Lebih dari 90 Orang Tewas dalam Demo Tolak Jabatan Presiden Tiga Periode
GUINEA, iNews.id - Lebih dari 90 orang tewas dalam aksi demonstrasi menentang Presiden Guinea, Alpha Conde, yang berusaha melanggengkan kekuasaannya dengan cara kontroversial.
Alpha Conde mengajukan diri untuk dipilih kembali sebagai presiden pada pemilu 18 Oktober mendatang. Sebelumnya, pada Maret lalu politikus 82 tahun mendorong parlemen mengesahkan konstitusi baru yang menurut kritikus dirancang untuk menghindari batas dua periode masa jabatan presiden negara Afrika barat itu.
Opsisi yang menentang ambisi Conde menduduki kursi presiden untuk ketiga kalinya secara beruntun memicu gelombang aksi unjuk rasa sejak pertengahan Oktober tahun lalu. Puluhan ribu warga ikut dalam aksi demo yang kerap berujung bentrokan. Referendum konstitusi pada bulan Maret juga diwarnai oleh kekerasan.
Senin (12/10/2020) kemarin, koalisi anti-Conde FNDC membeberkan 92 orang demonstran tewas selama gelombang unjuk rasa menolak kelanjutan pemerintahan Conde.
Front Nasional Pembela Konstitusi menyebut sebanyak 45 pengunjuk rasa ditembak mati, dan delapan lainnya masih hilang.
Menteri Keamanan Guinea, Albert Damantang Camara, menolak laporan FDNC tersebut. Albert menuding laporan itu sebagai cara oposisi mendelegitimasi pemerintahan Conde.
"Ada korban tewas akibat kekerasan yang kami sesali, dan kami tengah bekerja untuk memastikan ini tidak terulang," kata Albert dikutip dari AFP, Selasa (13/10/2020).
"Tetapi sangat mengejutkan jika jumlah yang tewas sampai 92 orang," lanjutnya.
Menteri Albert menolak dikatakan banyaknya korban tewas akibat kekerasan pasukan keamanan.
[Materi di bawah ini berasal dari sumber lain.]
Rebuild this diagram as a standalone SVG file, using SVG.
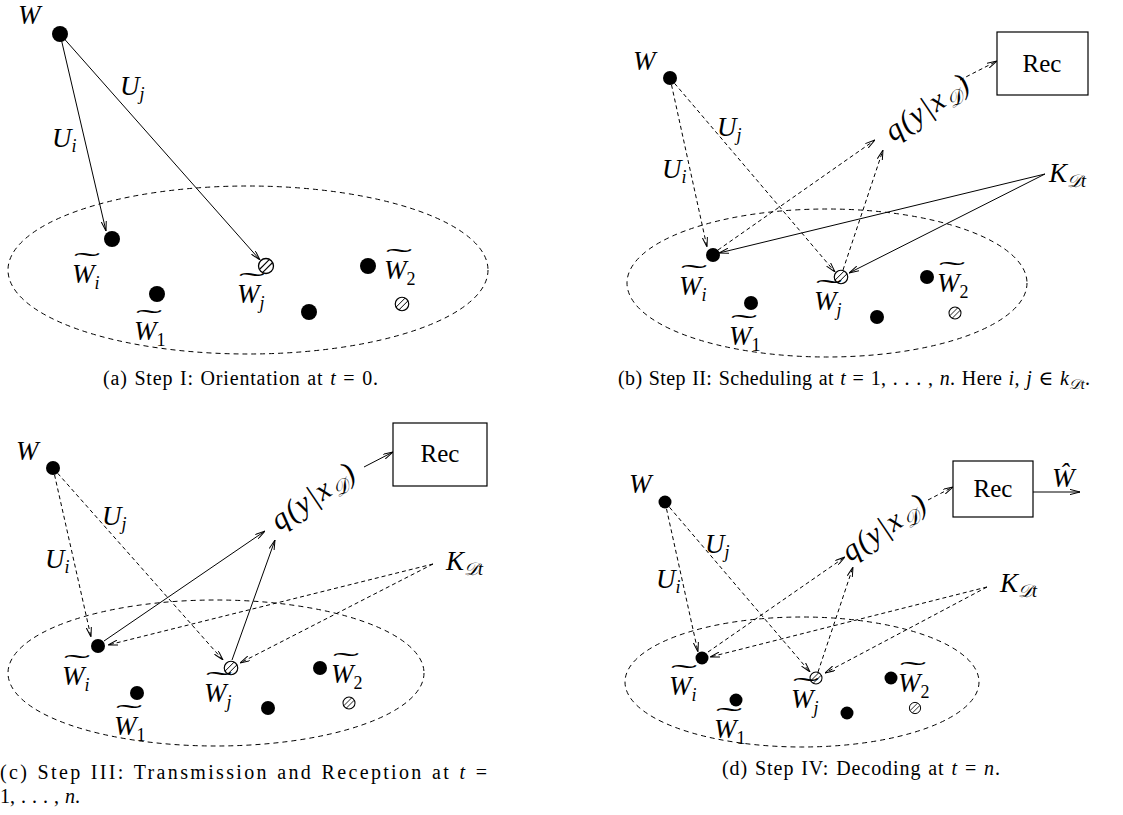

Dia menyebut kemungkinan korban berjatuhan dalam bentrokan antara massa pendukung dan penentang Presiden Conde.
Kelompok hak asasi menuduh Conde--yang juga mantan tokoh oposisi--terseret ke otoritarinisme.
Amnesty International dalam laporan yang diterbitkan pada 1 Oktober menyalahkan pasukan keamanan Guines karena membunuh sedikitnya 50 pengunjuk rasa dan mendesak pemerintah untuk meminta pertanggungjawaban para pelaku.